**What the task requires**: Copy everything in the data below exactly except the pictures.

**Data lines**:
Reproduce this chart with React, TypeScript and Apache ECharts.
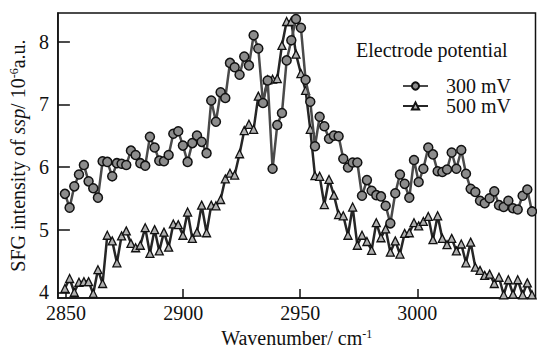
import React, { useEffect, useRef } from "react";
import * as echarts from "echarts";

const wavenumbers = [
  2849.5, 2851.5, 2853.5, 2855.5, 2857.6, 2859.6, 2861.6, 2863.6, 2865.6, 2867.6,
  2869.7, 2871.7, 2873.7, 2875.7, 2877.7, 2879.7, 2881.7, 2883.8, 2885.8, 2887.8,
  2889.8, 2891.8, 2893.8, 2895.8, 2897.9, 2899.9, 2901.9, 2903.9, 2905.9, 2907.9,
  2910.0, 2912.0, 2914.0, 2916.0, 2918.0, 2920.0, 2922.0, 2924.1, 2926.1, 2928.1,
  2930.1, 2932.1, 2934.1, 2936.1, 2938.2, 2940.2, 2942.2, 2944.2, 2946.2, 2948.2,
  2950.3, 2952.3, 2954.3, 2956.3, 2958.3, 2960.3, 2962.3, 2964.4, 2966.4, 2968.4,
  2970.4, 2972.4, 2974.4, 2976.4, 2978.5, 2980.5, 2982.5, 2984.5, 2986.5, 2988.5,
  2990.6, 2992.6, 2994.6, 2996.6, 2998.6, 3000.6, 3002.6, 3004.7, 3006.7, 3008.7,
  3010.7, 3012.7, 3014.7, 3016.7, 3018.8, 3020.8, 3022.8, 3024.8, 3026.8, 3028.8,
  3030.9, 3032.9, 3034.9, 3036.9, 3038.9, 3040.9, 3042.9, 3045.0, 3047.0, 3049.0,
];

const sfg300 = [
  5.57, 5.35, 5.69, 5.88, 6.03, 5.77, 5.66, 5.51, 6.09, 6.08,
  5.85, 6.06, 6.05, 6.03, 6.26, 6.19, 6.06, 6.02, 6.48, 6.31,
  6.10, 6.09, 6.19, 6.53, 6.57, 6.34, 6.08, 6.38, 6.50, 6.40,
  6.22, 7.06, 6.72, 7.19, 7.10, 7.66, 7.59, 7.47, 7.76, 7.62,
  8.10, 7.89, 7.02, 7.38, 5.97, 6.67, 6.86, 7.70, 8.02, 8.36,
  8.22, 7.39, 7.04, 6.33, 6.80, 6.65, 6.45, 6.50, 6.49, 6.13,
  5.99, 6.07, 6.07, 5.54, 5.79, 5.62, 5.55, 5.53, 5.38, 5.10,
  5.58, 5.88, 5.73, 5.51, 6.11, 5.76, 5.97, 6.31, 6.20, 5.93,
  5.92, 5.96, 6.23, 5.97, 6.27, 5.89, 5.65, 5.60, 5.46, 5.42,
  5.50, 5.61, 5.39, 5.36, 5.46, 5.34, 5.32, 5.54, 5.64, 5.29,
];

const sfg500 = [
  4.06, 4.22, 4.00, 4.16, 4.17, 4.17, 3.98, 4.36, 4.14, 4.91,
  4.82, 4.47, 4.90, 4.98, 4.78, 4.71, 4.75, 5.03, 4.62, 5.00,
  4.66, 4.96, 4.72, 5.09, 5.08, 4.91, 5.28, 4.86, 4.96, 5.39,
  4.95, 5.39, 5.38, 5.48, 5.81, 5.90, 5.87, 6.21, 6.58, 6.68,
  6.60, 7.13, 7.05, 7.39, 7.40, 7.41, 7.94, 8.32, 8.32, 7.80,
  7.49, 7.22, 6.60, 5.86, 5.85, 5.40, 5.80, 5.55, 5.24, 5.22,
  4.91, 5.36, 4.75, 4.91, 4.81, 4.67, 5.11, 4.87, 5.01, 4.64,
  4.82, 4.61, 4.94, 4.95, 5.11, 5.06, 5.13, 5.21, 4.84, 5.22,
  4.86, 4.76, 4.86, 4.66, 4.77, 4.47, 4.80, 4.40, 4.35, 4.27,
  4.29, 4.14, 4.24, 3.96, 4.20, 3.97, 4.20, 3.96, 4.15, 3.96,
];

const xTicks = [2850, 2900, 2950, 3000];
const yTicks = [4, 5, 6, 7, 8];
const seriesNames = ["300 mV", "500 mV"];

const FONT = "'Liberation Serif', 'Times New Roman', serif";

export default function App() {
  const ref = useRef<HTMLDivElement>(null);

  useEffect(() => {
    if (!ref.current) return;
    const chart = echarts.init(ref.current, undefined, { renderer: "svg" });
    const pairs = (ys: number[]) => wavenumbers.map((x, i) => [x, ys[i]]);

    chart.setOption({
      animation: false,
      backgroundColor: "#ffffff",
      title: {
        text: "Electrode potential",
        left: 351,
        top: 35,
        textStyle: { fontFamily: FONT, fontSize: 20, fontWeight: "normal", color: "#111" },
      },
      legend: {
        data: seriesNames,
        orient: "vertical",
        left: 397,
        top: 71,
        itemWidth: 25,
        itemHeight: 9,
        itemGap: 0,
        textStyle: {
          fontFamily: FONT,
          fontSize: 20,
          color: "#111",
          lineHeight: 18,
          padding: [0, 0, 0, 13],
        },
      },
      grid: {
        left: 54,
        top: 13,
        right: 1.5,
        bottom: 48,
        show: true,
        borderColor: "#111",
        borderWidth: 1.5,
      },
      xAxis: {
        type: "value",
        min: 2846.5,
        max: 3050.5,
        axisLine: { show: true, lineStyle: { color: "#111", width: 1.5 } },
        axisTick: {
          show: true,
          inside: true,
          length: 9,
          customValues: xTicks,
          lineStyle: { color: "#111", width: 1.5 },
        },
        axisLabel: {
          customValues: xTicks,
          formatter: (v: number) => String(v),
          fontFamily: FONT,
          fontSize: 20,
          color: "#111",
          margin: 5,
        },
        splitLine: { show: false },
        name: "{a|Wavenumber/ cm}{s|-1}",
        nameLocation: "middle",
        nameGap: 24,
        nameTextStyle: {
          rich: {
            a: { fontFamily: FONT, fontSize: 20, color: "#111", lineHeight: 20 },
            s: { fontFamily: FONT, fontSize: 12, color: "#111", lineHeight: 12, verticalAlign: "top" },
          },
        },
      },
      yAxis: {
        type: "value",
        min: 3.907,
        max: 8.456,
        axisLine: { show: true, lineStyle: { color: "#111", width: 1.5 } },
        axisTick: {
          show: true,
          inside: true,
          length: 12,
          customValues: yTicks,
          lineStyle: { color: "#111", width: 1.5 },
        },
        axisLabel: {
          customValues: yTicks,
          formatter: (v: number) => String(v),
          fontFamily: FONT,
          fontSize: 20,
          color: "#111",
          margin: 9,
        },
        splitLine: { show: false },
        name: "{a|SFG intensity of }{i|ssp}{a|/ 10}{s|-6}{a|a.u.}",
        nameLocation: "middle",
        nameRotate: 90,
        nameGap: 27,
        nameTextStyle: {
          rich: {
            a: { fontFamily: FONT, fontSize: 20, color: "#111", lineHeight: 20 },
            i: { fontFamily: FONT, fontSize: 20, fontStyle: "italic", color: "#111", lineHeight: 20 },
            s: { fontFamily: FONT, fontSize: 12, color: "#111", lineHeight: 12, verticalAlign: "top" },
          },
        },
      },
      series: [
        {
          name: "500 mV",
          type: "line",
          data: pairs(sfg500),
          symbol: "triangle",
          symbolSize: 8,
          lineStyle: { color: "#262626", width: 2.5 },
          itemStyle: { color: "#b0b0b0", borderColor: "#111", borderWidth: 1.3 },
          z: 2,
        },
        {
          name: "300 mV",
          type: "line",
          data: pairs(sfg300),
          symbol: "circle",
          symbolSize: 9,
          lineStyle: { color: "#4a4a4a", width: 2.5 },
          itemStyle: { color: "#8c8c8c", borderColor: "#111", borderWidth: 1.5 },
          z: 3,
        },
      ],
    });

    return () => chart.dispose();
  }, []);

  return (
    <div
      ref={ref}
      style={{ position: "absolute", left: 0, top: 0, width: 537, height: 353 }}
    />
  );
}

**Output for this task**:
Reproduce this chart with React, TypeScript and Apache ECharts.
import React, { useEffect, useRef } from "react";
import * as echarts from "echarts";

const wavenumbers = [
  2849.5, 2851.5, 2853.5, 2855.5, 2857.6, 2859.6, 2861.6, 2863.6, 2865.6, 2867.6,
  2869.7, 2871.7, 2873.7, 2875.7, 2877.7, 2879.7, 2881.7, 2883.8, 2885.8, 2887.8,
  2889.8, 2891.8, 2893.8, 2895.8, 2897.9, 2899.9, 2901.9, 2903.9, 2905.9, 2907.9,
  2910.0, 2912.0, 2914.0, 2916.0, 2918.0, 2920.0, 2922.0, 2924.1, 2926.1, 2928.1,
  2930.1, 2932.1, 2934.1, 2936.1, 2938.2, 2940.2, 2942.2, 2944.2, 2946.2, 2948.2,
  2950.3, 2952.3, 2954.3, 2956.3, 2958.3, 2960.3, 2962.3, 2964.4, 2966.4, 2968.4,
  2970.4, 2972.4, 2974.4, 2976.4, 2978.5, 2980.5, 2982.5, 2984.5, 2986.5, 2988.5,
  2990.6, 2992.6, 2994.6, 2996.6, 2998.6, 3000.6, 3002.6, 3004.7, 3006.7, 3008.7,
  3010.7, 3012.7, 3014.7, 3016.7, 3018.8, 3020.8, 3022.8, 3024.8, 3026.8, 3028.8,
  3030.9, 3032.9, 3034.9, 3036.9, 3038.9, 3040.9, 3042.9, 3045.0, 3047.0, 3049.0,
];

const sfg300 = [
  5.57, 5.35, 5.69, 5.88, 6.03, 5.77, 5.66, 5.51, 6.09, 6.08,
  5.85, 6.06, 6.05, 6.03, 6.26, 6.19, 6.06, 6.02, 6.48, 6.31,
  6.10, 6.09, 6.19, 6.53, 6.57, 6.34, 6.08, 6.38, 6.50, 6.40,
  6.22, 7.06, 6.72, 7.19, 7.10, 7.66, 7.59, 7.47, 7.76, 7.62,
  8.10, 7.89, 7.02, 7.38, 5.97, 6.67, 6.86, 7.70, 8.02, 8.36,
  8.22, 7.39, 7.04, 6.33, 6.80, 6.65, 6.45, 6.50, 6.49, 6.13,
  5.99, 6.07, 6.07, 5.54, 5.79, 5.62, 5.55, 5.53, 5.38, 5.10,
  5.58, 5.88, 5.73, 5.51, 6.11, 5.76, 5.97, 6.31, 6.20, 5.93,
  5.92, 5.96, 6.23, 5.97, 6.27, 5.89, 5.65, 5.60, 5.46, 5.42,
  5.50, 5.61, 5.39, 5.36, 5.46, 5.34, 5.32, 5.54, 5.64, 5.29,
];

const sfg500 = [
  4.06, 4.22, 4.00, 4.16, 4.17, 4.17, 3.98, 4.36, 4.14, 4.91,
  4.82, 4.47, 4.90, 4.98, 4.78, 4.71, 4.75, 5.03, 4.62, 5.00,
  4.66, 4.96, 4.72, 5.09, 5.08, 4.91, 5.28, 4.86, 4.96, 5.39,
  4.95, 5.39, 5.38, 5.48, 5.81, 5.90, 5.87, 6.21, 6.58, 6.68,
  6.60, 7.13, 7.05, 7.39, 7.40, 7.41, 7.94, 8.32, 8.32, 7.80,
  7.49, 7.22, 6.60, 5.86, 5.85, 5.40, 5.80, 5.55, 5.24, 5.22,
  4.91, 5.36, 4.75, 4.91, 4.81, 4.67, 5.11, 4.87, 5.01, 4.64,
  4.82, 4.61, 4.94, 4.95, 5.11, 5.06, 5.13, 5.21, 4.84, 5.22,
  4.86, 4.76, 4.86, 4.66, 4.77, 4.47, 4.80, 4.40, 4.35, 4.27,
  4.29, 4.14, 4.24, 3.96, 4.20, 3.97, 4.20, 3.96, 4.15, 3.96,
];

const xTicks = [2850, 2900, 2950, 3000];
const yTicks = [4, 5, 6, 7, 8];
const seriesNames = ["300 mV", "500 mV"];

const FONT = "'Liberation Serif', 'Times New Roman', serif";

export default function App() {
  const ref = useRef<HTMLDivElement>(null);

  useEffect(() => {
    if (!ref.current) return;
    const chart = echarts.init(ref.current, undefined, { renderer: "svg" });
    const pairs = (ys: number[]) => wavenumbers.map((x, i) => [x, ys[i]]);

    chart.setOption({
      animation: false,
      backgroundColor: "#ffffff",
      title: {
        text: "Electrode potential",
        left: 351,
        top: 35,
        textStyle: { fontFamily: FONT, fontSize: 20, fontWeight: "normal", color: "#111" },
      },
      legend: {
        data: seriesNames,
        orient: "vertical",
        left: 397,
        top: 71,
        itemWidth: 25,
        itemHeight: 9,
        itemGap: 0,
        textStyle: {
          fontFamily: FONT,
          fontSize: 20,
          color: "#111",
          lineHeight: 18,
          padding: [0, 0, 0, 13],
        },
      },
      grid: {
        left: 54,
        top: 13,
        right: 1.5,
        bottom: 48,
        show: true,
        borderColor: "#111",
        borderWidth: 1.5,
      },
      xAxis: {
        type: "value",
        min: 2846.5,
        max: 3050.5,
        axisLine: { show: true, lineStyle: { color: "#111", width: 1.5 } },
        axisTick: {
          show: true,
          inside: true,
          length: 9,
          customValues: xTicks,
          lineStyle: { color: "#111", width: 1.5 },
        },
        axisLabel: {
          customValues: xTicks,
          formatter: (v: number) => String(v),
          fontFamily: FONT,
          fontSize: 20,
          color: "#111",
          margin: 5,
        },
        splitLine: { show: false },
        name: "{a|Wavenumber/ cm}{s|-1}",
        nameLocation: "middle",
        nameGap: 24,
        nameTextStyle: {
          rich: {
            a: { fontFamily: FONT, fontSize: 20, color: "#111", lineHeight: 20 },
            s: { fontFamily: FONT, fontSize: 12, color: "#111", lineHeight: 12, verticalAlign: "top" },
          },
        },
      },
      yAxis: {
        type: "value",
        min: 3.907,
        max: 8.456,
        axisLine: { show: true, lineStyle: { color: "#111", width: 1.5 } },
        axisTick: {
          show: true,
          inside: true,
          length: 12,
          customValues: yTicks,
          lineStyle: { color: "#111", width: 1.5 },
        },
        axisLabel: {
          customValues: yTicks,
          formatter: (v: number) => String(v),
          fontFamily: FONT,
          fontSize: 20,
          color: "#111",
          margin: 9,
        },
        splitLine: { show: false },
        name: "{a|SFG intensity of }{i|ssp}{a|/ 10}{s|-6}{a|a.u.}",
        nameLocation: "middle",
        nameRotate: 90,
        nameGap: 27,
        nameTextStyle: {
          rich: {
            a: { fontFamily: FONT, fontSize: 20, color: "#111", lineHeight: 20 },
            i: { fontFamily: FONT, fontSize: 20, fontStyle: "italic", color: "#111", lineHeight: 20 },
            s: { fontFamily: FONT, fontSize: 12, color: "#111", lineHeight: 12, verticalAlign: "top" },
          },
        },
      },
      series: [
        {
          name: "500 mV",
          type: "line",
          data: pairs(sfg500),
          symbol: "triangle",
          symbolSize: 8,
          lineStyle: { color: "#262626", width: 2.5 },
          itemStyle: { color: "#b0b0b0", borderColor: "#111", borderWidth: 1.3 },
          z: 2,
        },
        {
          name: "300 mV",
          type: "line",
          data: pairs(sfg300),
          symbol: "circle",
          symbolSize: 9,
          lineStyle: { color: "#4a4a4a", width: 2.5 },
          itemStyle: { color: "#8c8c8c", borderColor: "#111", borderWidth: 1.5 },
          z: 3,
        },
      ],
    });

    return () => chart.dispose();
  }, []);

  return (
    <div
      ref={ref}
      style={{ position: "absolute", left: 0, top: 0, width: 537, height: 353 }}
    />
  );
}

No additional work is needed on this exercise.